O mosteiro está fechado, mas as vozes que ouvíramos ao chegar saem dos "quartéis" em redor. Subimos junto das salas escuras, sem luz, água ou aquecimento, com portas onde está escrito a giz o preço do aluguer, para descobrir um grupo de jovens de Antão, Esposende. Passaram ali a noite de tempestade e vão passar a próxima. Duas vezes por ano, saem de casa e vão dormir ali. Garantem que já viram todo o tipo de tempo na serra desde o calor sufocante à neve que paralisa os dedos e até que já experimentaram pernoitar noutros santuários. "Mas não se sente o mesmo que aqui", diz uma rapariga. Talvez seja do magnésio que se espalha em grandes quantidades pela serra e que, diz António, "faz as pessoas sentirem-se bem, está provado cientificamente".
O segredo
Quando o jipe deixa para trás São João d'Arga o mau tempo torna-se sério. No Centro de Interpretação da Serra d'Arga, o vento quase nos levanta do chão e no interior do edifício, inaugurado em Junho, desce num uivo constante pela chaminé larga. Lá dentro, há amostras dos vários minérios que enriquecem a serra e placards com imagens da fauna e da flora local ainda lá está a fotografia de um lobo à espreita, apesar de há muitos anos nenhum morador das aldeias em redor ter visto algum. Curiosamente, há pouco, no mosteiro, um dos jovens jurou a pés juntos ter visto um há alguns meses, lá para cima, no topo de um monte. António ouviu, com ar levemente desconfiado. "E era mesmo um lobo?". O rapaz garantiu que sim.
De volta ao jipe, com a chuva a castigar os vidros, cruzamos aldeias com pequenos campos de cultivo rodeados por lajes de xisto que fazem a vez de muros. Vemos espigueiros e grandes rochas arredondadas, alisadas pelos séculos, paredes meias com casas que não são mais altas do que elas. Em Agra de Cima arriscamos ficar encharcados dos pés à cabeça para descer uma encosta leve e vermos o Pontão do Lobo.
É uma construção pequena, que facilmente passaria despercebida se não nos chamassem a atenção para ela.
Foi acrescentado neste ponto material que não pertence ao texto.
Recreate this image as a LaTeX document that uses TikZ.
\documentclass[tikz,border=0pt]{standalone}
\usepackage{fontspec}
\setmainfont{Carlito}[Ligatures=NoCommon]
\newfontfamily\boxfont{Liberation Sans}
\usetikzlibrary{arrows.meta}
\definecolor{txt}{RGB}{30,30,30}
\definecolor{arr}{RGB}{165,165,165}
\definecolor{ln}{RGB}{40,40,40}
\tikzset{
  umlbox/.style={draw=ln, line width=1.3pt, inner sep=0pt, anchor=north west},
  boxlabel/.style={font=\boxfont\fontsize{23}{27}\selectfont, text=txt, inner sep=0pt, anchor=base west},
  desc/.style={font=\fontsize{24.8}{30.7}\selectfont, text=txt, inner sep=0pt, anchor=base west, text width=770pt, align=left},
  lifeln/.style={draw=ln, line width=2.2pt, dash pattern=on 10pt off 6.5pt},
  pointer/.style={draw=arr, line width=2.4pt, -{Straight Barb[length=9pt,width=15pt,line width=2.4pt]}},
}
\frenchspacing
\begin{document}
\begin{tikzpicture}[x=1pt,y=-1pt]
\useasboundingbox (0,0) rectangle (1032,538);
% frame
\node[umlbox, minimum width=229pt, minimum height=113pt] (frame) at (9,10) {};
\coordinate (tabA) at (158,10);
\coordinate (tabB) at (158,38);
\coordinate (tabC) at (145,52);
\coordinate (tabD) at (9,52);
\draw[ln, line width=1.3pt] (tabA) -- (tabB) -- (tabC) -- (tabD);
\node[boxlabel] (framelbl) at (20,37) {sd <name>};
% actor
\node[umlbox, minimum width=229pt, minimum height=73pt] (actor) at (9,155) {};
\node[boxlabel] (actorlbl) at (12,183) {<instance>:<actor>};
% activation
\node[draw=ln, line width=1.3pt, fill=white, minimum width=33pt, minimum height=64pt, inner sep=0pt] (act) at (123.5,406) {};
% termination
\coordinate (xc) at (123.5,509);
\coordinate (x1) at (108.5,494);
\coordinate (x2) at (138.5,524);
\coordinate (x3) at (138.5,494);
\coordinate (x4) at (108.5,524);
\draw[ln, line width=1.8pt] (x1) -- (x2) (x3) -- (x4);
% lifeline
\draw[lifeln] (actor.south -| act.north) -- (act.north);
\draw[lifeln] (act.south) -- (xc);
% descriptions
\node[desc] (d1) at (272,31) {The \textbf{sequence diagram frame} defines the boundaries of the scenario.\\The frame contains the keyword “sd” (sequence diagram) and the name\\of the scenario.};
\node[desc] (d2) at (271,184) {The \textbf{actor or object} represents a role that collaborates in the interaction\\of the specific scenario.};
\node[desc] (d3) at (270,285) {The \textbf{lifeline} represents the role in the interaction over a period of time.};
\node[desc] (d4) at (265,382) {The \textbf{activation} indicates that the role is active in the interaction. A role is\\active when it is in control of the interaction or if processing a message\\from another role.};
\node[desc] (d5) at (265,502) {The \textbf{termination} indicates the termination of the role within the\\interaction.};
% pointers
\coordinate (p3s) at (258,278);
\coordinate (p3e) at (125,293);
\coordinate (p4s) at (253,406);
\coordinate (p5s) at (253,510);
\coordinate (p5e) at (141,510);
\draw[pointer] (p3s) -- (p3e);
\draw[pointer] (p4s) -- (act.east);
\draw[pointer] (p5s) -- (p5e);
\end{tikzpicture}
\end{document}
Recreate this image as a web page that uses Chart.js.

Depois de a vermos, não conseguimos tirar os olhos dali. A história que circula pelas terras de Arga é que o pontão (uma minúscula ponte arqueada sob um riacho) foi construída pelos habitantes locais para permitir a passagem do padre que, em tempos que já lá vão, atravessava a serra a pé, para dizer missa nas aldeias próximas. A beleza da pequena estrutura está na sua estranheza. Um conjunto de lajes, unidas num semicírculo quase perfeito e seguras, aparentemente, por nada, senão por elas próprias.
Se o tempo não estivesse tão mau e tão impróprio para andar a pé, António levar-nos-ia aos vestígios do fojo do lobo (antiga armadilha para caçar o animal selvagem), à foz do rio Minho e aos abrigos de pastores. Assim, começamos a descer a serra em direcção ao Lugar de Espantar.
De onde é que vem o nome? "Não faço ideia, só sei que o nome é mesmo assim, Lugar de Espantar", diz dona Aurora, da Casa Caçana. O que ela sabe, e faz mesmo ali à nossa frente, é preparar o "champarrion". A bebida, típica da região, é feita numa tigela grande de barro. Para ali cai o vinho, a cerveja, uma bebida gaseificada doce, o açúcar e a canela. Dona Aurora vai mexendo sempre, misturando sabores sob a espuma acastanhada que se forma por cima. Nas canecas de barro, e acompanhado de pão com queijo, chouriço e presunto caseiros, o "champarrion" faz esquecer o mau tempo que encharca a terra no exterior.